**Directions:** Transcribe the full listing exactly, and drop every picture.

**Recorded data:**

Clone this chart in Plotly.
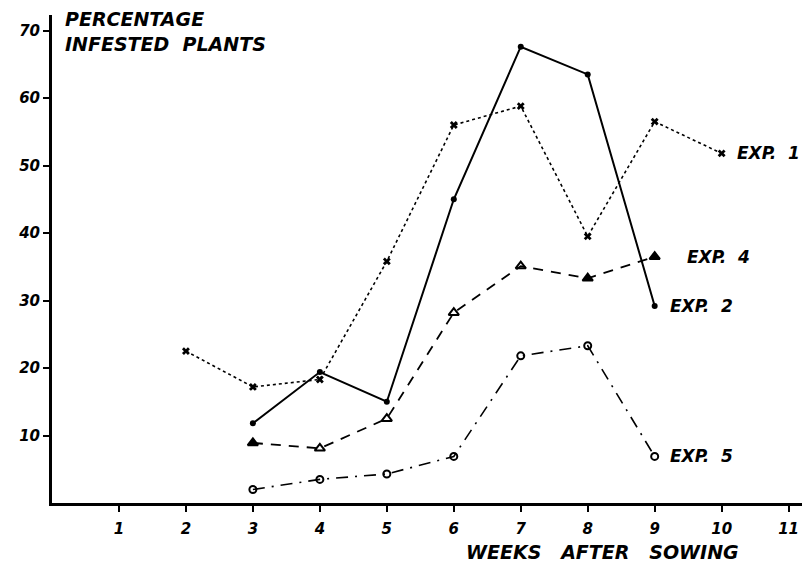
import plotly.graph_objects as go

weeks1 = [2, 3, 4, 5, 6, 7, 8, 9, 10]
exp1 = [22.5, 17.2, 18.3, 35.8, 56.0, 58.8, 39.5, 56.5, 51.8]

weeks2 = [3, 4, 5, 6, 7, 8, 9]
exp2 = [11.8, 19.4, 15.0, 45.0, 67.6, 63.5, 29.2]

weeks4 = [3, 4, 5, 6, 7, 8, 9]
exp4 = [8.9, 8.1, 12.5, 28.2, 35.1, 33.3, 36.5]
exp4_symbols = ["triangle-up", "triangle-up-open", "triangle-up-open", "triangle-up-open",
                "triangle-up-open", "triangle-up", "triangle-up"]

weeks5 = [3, 4, 5, 6, 7, 8, 9]
exp5 = [2.0, 3.5, 4.3, 6.9, 21.8, 23.3, 6.9]

series_labels = ["EXP. 1", "EXP. 2", "EXP. 4", "EXP. 5"]
x_ticks = list(range(1, 12))
y_ticks = [10, 20, 30, 40, 50, 60, 70]

FONT = "DejaVu Sans"
fig = go.Figure()

fig.add_trace(go.Scatter(
    x=weeks1, y=exp1, mode="lines+markers", name=series_labels[0],
    line=dict(color="black", width=1.6, dash="dot"),
    marker=dict(symbol="x", size=7, color="black", line=dict(width=0))))
fig.add_trace(go.Scatter(
    x=weeks2, y=exp2, mode="lines+markers", name=series_labels[1],
    line=dict(color="black", width=2),
    marker=dict(symbol="circle", size=6, color="black")))
fig.add_trace(go.Scatter(
    x=weeks4, y=exp4, mode="lines+markers", name=series_labels[2],
    line=dict(color="black", width=1.8, dash="10px,8px"),
    marker=dict(symbol=exp4_symbols, size=9, color="black", line=dict(width=2, color="black"))))
fig.add_trace(go.Scatter(
    x=weeks5, y=exp5, mode="lines+markers", name=series_labels[3],
    line=dict(color="black", width=1.6, dash="12px,7px,2px,7px"),
    marker=dict(symbol="circle-open", size=7, color="black", line=dict(width=2, color="black"))))

lab_font = dict(family=FONT, size=17, color="black", weight="bold", style="italic")
label_pos = [(weeks1[-1], exp1[-1]), (weeks2[-1], exp2[-1]), (weeks4[-1], exp4[-1]), (weeks5[-1], exp5[-1])]
offsets = [0.2, 0.2, 0.45, 0.2]
for lab, (lx, ly), off in zip(series_labels, label_pos, offsets):
    fig.add_annotation(x=lx + off, y=ly, text=lab.replace(" ", "&nbsp;&nbsp;"), showarrow=False,
                       xanchor="left", yanchor="middle", font=lab_font)

title_font = dict(family=FONT, size=19, color="black", weight="bold", style="italic")
fig.add_annotation(xref="paper", yref="paper", x=0.014, y=1.018, xanchor="left", yanchor="top",
                   text="PERCENTAGE<br>INFESTED&nbsp;&nbsp;PLANTS", showarrow=False, align="left",
                   font=title_font)
fig.add_annotation(xref="x", yref="paper", x=6.15, y=-0.1, xanchor="left", yanchor="middle",
                   text="WEEKS&nbsp;&nbsp;&nbsp;AFTER&nbsp;&nbsp;&nbsp;SOWING", showarrow=False,
                   font=dict(family=FONT, size=19, color="black", weight="bold", style="italic"))

tick_font = dict(family=FONT, size=15, color="black", weight="bold", style="italic")
# page body has an 8px margin, so the figure is sized/offset to compensate
fig.update_layout(
    width=802, height=560,
    margin=dict(l=44, r=8, t=7, b=65),
    paper_bgcolor="white", plot_bgcolor="white",
    showlegend=False,
    xaxis=dict(range=[0, 11.2], tickvals=x_ticks, ticks="outside", ticklen=6, tickwidth=2,
               tickcolor="black", showline=True, linewidth=3, linecolor="black",
               showgrid=False, zeroline=False, tickfont=tick_font, ticklabelstandoff=4,
               automargin=False),
    yaxis=dict(range=[0, 72.3], tickvals=y_ticks, ticks="outside", ticklen=6, tickwidth=2,
               tickcolor="black", showline=True, linewidth=3, linecolor="black",
               showgrid=False, zeroline=False, tickfont=tick_font, automargin=False),
)

fig.write_html("out.html")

**Solution to this exercise:**
Clone this chart in Plotly.
import plotly.graph_objects as go

weeks1 = [2, 3, 4, 5, 6, 7, 8, 9, 10]
exp1 = [22.5, 17.2, 18.3, 35.8, 56.0, 58.8, 39.5, 56.5, 51.8]

weeks2 = [3, 4, 5, 6, 7, 8, 9]
exp2 = [11.8, 19.4, 15.0, 45.0, 67.6, 63.5, 29.2]

weeks4 = [3, 4, 5, 6, 7, 8, 9]
exp4 = [8.9, 8.1, 12.5, 28.2, 35.1, 33.3, 36.5]
exp4_symbols = ["triangle-up", "triangle-up-open", "triangle-up-open", "triangle-up-open",
                "triangle-up-open", "triangle-up", "triangle-up"]

weeks5 = [3, 4, 5, 6, 7, 8, 9]
exp5 = [2.0, 3.5, 4.3, 6.9, 21.8, 23.3, 6.9]

series_labels = ["EXP. 1", "EXP. 2", "EXP. 4", "EXP. 5"]
x_ticks = list(range(1, 12))
y_ticks = [10, 20, 30, 40, 50, 60, 70]

FONT = "DejaVu Sans"
fig = go.Figure()

fig.add_trace(go.Scatter(
    x=weeks1, y=exp1, mode="lines+markers", name=series_labels[0],
    line=dict(color="black", width=1.6, dash="dot"),
    marker=dict(symbol="x", size=7, color="black", line=dict(width=0))))
fig.add_trace(go.Scatter(
    x=weeks2, y=exp2, mode="lines+markers", name=series_labels[1],
    line=dict(color="black", width=2),
    marker=dict(symbol="circle", size=6, color="black")))
fig.add_trace(go.Scatter(
    x=weeks4, y=exp4, mode="lines+markers", name=series_labels[2],
    line=dict(color="black", width=1.8, dash="10px,8px"),
    marker=dict(symbol=exp4_symbols, size=9, color="black", line=dict(width=2, color="black"))))
fig.add_trace(go.Scatter(
    x=weeks5, y=exp5, mode="lines+markers", name=series_labels[3],
    line=dict(color="black", width=1.6, dash="12px,7px,2px,7px"),
    marker=dict(symbol="circle-open", size=7, color="black", line=dict(width=2, color="black"))))

lab_font = dict(family=FONT, size=17, color="black", weight="bold", style="italic")
label_pos = [(weeks1[-1], exp1[-1]), (weeks2[-1], exp2[-1]), (weeks4[-1], exp4[-1]), (weeks5[-1], exp5[-1])]
offsets = [0.2, 0.2, 0.45, 0.2]
for lab, (lx, ly), off in zip(series_labels, label_pos, offsets):
    fig.add_annotation(x=lx + off, y=ly, text=lab.replace(" ", "&nbsp;&nbsp;"), showarrow=False,
                       xanchor="left", yanchor="middle", font=lab_font)

title_font = dict(family=FONT, size=19, color="black", weight="bold", style="italic")
fig.add_annotation(xref="paper", yref="paper", x=0.014, y=1.018, xanchor="left", yanchor="top",
                   text="PERCENTAGE<br>INFESTED&nbsp;&nbsp;PLANTS", showarrow=False, align="left",
                   font=title_font)
fig.add_annotation(xref="x", yref="paper", x=6.15, y=-0.1, xanchor="left", yanchor="middle",
                   text="WEEKS&nbsp;&nbsp;&nbsp;AFTER&nbsp;&nbsp;&nbsp;SOWING", showarrow=False,
                   font=dict(family=FONT, size=19, color="black", weight="bold", style="italic"))

tick_font = dict(family=FONT, size=15, color="black", weight="bold", style="italic")
# page body has an 8px margin, so the figure is sized/offset to compensate
fig.update_layout(
    width=802, height=560,
    margin=dict(l=44, r=8, t=7, b=65),
    paper_bgcolor="white", plot_bgcolor="white",
    showlegend=False,
    xaxis=dict(range=[0, 11.2], tickvals=x_ticks, ticks="outside", ticklen=6, tickwidth=2,
               tickcolor="black", showline=True, linewidth=3, linecolor="black",
               showgrid=False, zeroline=False, tickfont=tick_font, ticklabelstandoff=4,
               automargin=False),
    yaxis=dict(range=[0, 72.3], tickvals=y_ticks, ticks="outside", ticklen=6, tickwidth=2,
               tickcolor="black", showline=True, linewidth=3, linecolor="black",
               showgrid=False, zeroline=False, tickfont=tick_font, automargin=False),
)

fig.write_html("out.html")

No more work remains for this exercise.